• [Rows from a dataset]:
======
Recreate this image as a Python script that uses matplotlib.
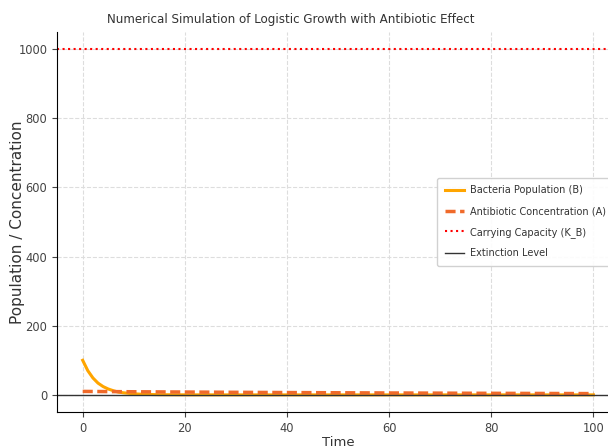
import matplotlib
matplotlib.use('Agg')
import matplotlib.pyplot as plt

# values
time_b = [0, 1, 2, 3, 4, 5, 6, 7, 8, 10, 12, 15, 20, 30, 50, 100]
bacteria = [100, 70, 49, 34, 24, 17, 12, 8, 6, 3, 1.5, 0.5, 0.1, 0, 0, 0]
time_a = [0, 10, 20, 30, 40, 50, 60, 70, 80, 90, 100]
antibiotic = [10, 9.0, 8.2, 7.4, 6.7, 6.1, 5.5, 5.0, 4.5, 4.1, 3.7]
carrying_capacity = 1000
extinction_level = 0
xticks = [0, 20, 40, 60, 80, 100]
yticks = [0, 200, 400, 600, 800, 1000]

plt.rcParams['font.family'] = ['DejaVu Sans']

fig = plt.figure(figsize=(6.08, 4.48), dpi=100)
# axes run a little past the right edge, as in the reference
ax = fig.add_axes([0.094, 0.080, 0.924, 0.849])

ax.plot(time_b, bacteria, color='orange', lw=2.2, label='Bacteria Population (B)')
ax.plot(time_a, antibiotic, color='#f06a2a', lw=2.5, ls=(0, (2.9, 1.3)),
        label='Antibiotic Concentration (A)')
ax.axhline(carrying_capacity, color='red', lw=1.5, ls=':', label='Carrying Capacity (K_B)')
ax.axhline(extinction_level, color='#333333', lw=1, label='Extinction Level')

ax.set_xlim(-5, 105)
ax.set_ylim(-50, 1050)
ax.set_xticks(xticks)
ax.set_yticks(yticks)
ax.tick_params(labelsize=8.3, colors='#444444')
ax.grid(True, ls='--', color='#dddddd', lw=0.8)
for s in ['top', 'right']:
    ax.spines[s].set_visible(False)

ax.set_title('Numerical Simulation of Logistic Growth with Antibiotic Effect',
             fontsize=8.6, color='#333333', x=0.415, pad=6)
ax.set_xlabel('Time', fontsize=9.5, color='#333333', labelpad=1)
ax.set_ylabel('Population / Concentration', fontsize=11, color='#333333')
ax.yaxis.set_label_coords(-0.057, 0.5)
ax.legend(loc='center left', bbox_to_anchor=(0.676, 0.5), borderaxespad=0,
          fontsize=7, labelspacing=1.1, borderpad=0.8, handletextpad=0.6,
          framealpha=0.9, labelcolor='#333333')

fig.savefig('out.png', dpi=100)
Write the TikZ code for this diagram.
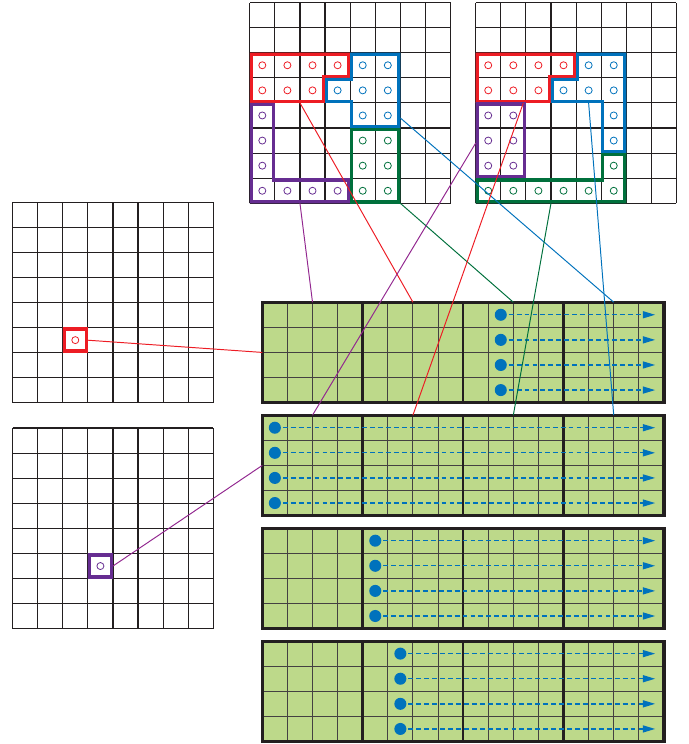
\documentclass[tikz,border=0pt]{standalone}
\usetikzlibrary{arrows.meta}
\definecolor{ink}{RGB}{35,31,32}
\definecolor{zred}{RGB}{237,28,36}
\definecolor{zblue}{RGB}{0,114,188}
\definecolor{zpurple}{RGB}{102,45,145}
\definecolor{plum}{RGB}{146,39,143}
\definecolor{zgreen}{RGB}{0,112,60}
\definecolor{leaf}{RGB}{189,217,138}
% outline drawn inside its own cells
\newcommand{\zone}[2]{\begin{scope}\clip #2; \draw[rim,#1] #2; \end{scope}}

\begin{document}
\begin{tikzpicture}[x=1cm,y=-1cm,
  gridline/.style={draw=ink,line width=1.3pt},
  ring/.style={line width=0.9pt},
  rim/.style={line width=7.5pt},
  cellline/.style={draw=ink!85,line width=1.1pt},
  blockline/.style={draw=ink,line width=2.8pt},
  frameline/.style={draw=ink,line width=3.6pt},
  flow/.style={draw=zblue,line width=1.5pt,dash pattern=on 5.5pt off 3.5pt,
    -{Triangle[length=14pt,width=8pt]}},
  link/.style={line width=1.1pt}]
\useasboundingbox (0,0) rectangle (27.41,29.64);

% left input planes
\begin{scope}[shift={(0.5,8.05)}]
\draw[gridline] (0,0) grid (8,8);
\draw[zred,ring] (2.5,5.5) circle (0.14);
\zone{zred}{(2,5) rectangle (3,6)}
\coordinate (a-e) at (2.95,5.5);
\end{scope}
\begin{scope}[shift={(0.5,17.05)}]
\draw[gridline] (0,0) grid (8,8);
\draw[zpurple,ring] (3.5,5.5) circle (0.14);
\zone{zpurple}{(3,5) rectangle (4,6)}
\coordinate (b-e) at (4,5.5);
\end{scope}

% upper planes
\begin{scope}[shift={(9.95,0.1)}]
\draw[gridline] (0,0) grid (8,8);
\foreach \c/\r in {0/2,1/2,2/2,3/2,0/3,1/3,2/3}
  \draw[zred,ring] (\c+.5,\r+.5) circle (0.14);
\foreach \c/\r in {4/2,5/2,3/3,4/3,5/3,4/4,5/4}
  \draw[zblue,ring] (\c+.5,\r+.5) circle (0.14);
\foreach \c/\r in {0/4,0/5,0/6,0/7,1/7,2/7,3/7}
  \draw[zpurple,ring] (\c+.5,\r+.5) circle (0.14);
\foreach \c/\r in {4/5,5/5,4/6,5/6,4/7,5/7}
  \draw[zgreen,ring] (\c+.5,\r+.5) circle (0.14);
\zone{zred}{(0,2) -- (4,2) -- (4,3) -- (3,3) -- (3,4) -- (0,4) -- cycle}
\zone{zblue}{(4,2) -- (6,2) -- (6,5) -- (4,5) -- (4,4) -- (3,4) -- (3,3) -- (4,3) -- cycle}
\zone{zpurple}{(0,4) -- (1,4) -- (1,7) -- (4,7) -- (4,8) -- (0,8) -- cycle}
\zone{zgreen}{(4,5) rectangle (6,8)}
\coordinate (p1) at (2,8);
\coordinate (q1) at (2,4);
\coordinate (g1) at (6,8);
\coordinate (b1) at (6,4.6);
\end{scope}

\begin{scope}[shift={(18.95,0.1)}]
\draw[gridline] (0,0) grid (8,8);
\foreach \c/\r in {0/2,1/2,2/2,3/2,0/3,1/3,2/3}
  \draw[zred,ring] (\c+.5,\r+.5) circle (0.14);
\foreach \c/\r in {4/2,5/2,3/3,4/3,5/3,5/4,5/5}
  \draw[zblue,ring] (\c+.5,\r+.5) circle (0.14);
\foreach \c/\r in {0/4,1/4,0/5,1/5,0/6,1/6}
  \draw[zpurple,ring] (\c+.5,\r+.5) circle (0.14);
\foreach \c/\r in {0/7,1/7,2/7,3/7,4/7,5/7,5/6}
  \draw[zgreen,ring] (\c+.5,\r+.5) circle (0.14);
\zone{zred}{(0,2) -- (4,2) -- (4,3) -- (3,3) -- (3,4) -- (0,4) -- cycle}
\zone{zblue}{(4,2) -- (6,2) -- (6,6) -- (5,6) -- (5,4) -- (3,4) -- (3,3) -- (4,3) -- cycle}
\zone{zpurple}{(0,4) rectangle (2,7)}
\zone{zgreen}{(0,7) -- (5,7) -- (5,6) -- (6,6) -- (6,8) -- (0,8) -- cycle}
\coordinate (p2) at (0,5.6);
\coordinate (q2) at (1.9,4);
\coordinate (g2) at (3,8);
\coordinate (b2) at (4.5,4);
\end{scope}

% output rows
\foreach \k/\s in {1/9.5,2/0.5,3/4.5,4/5.5}{
\begin{scope}[shift={(10.45,7.54+4.5*\k)}]
\fill[leaf] (0,0) rectangle (16,4);
\draw[cellline] (0,0) grid (16,4);
\foreach \x in {4,8,12} \draw[blockline] (\x,0) -- (\x,4);
\draw[frameline] (0,0) rectangle (16,4);
\foreach \r in {0,...,3}{
  \draw[flow] (\s,\r+.5) -- (15.65,\r+.5);
  \fill[zblue] (\s,\r+.5) circle (0.24);}
\foreach \x in {2,6,10,14} \coordinate (r\k-\x) at (\x,0);
\coordinate (r\k-w) at (0,2);
\end{scope}}

% links
\draw[link,zred] (a-e) -- (r1-w);
\draw[link,plum] (b-e) -- (r2-w);
\draw[link,plum] (p1) -- (r1-2);
\draw[link,zred] (q1) -- (r1-6);
\draw[link,zgreen] (g1) -- (r1-10);
\draw[link,zblue] (b1) -- (r1-14);
\draw[link,plum] (p2) -- (r2-2);
\draw[link,zred] (q2) -- (r2-6);
\draw[link,zgreen] (g2) -- (r2-10);
\draw[link,zblue] (b2) -- (r2-14);
\end{tikzpicture}
\end{document}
======
• [EXERCISE AIM]: Restate, line by line and word for word, everything from the top of the material through the line that contains "import matplotlib.pyplot as plt". Leave pictures out.

• [RESPONSE TO THIS TASK]:
Recreate this image as a Python script that uses matplotlib.
import matplotlib
matplotlib.use('Agg')
import matplotlib.pyplot as plt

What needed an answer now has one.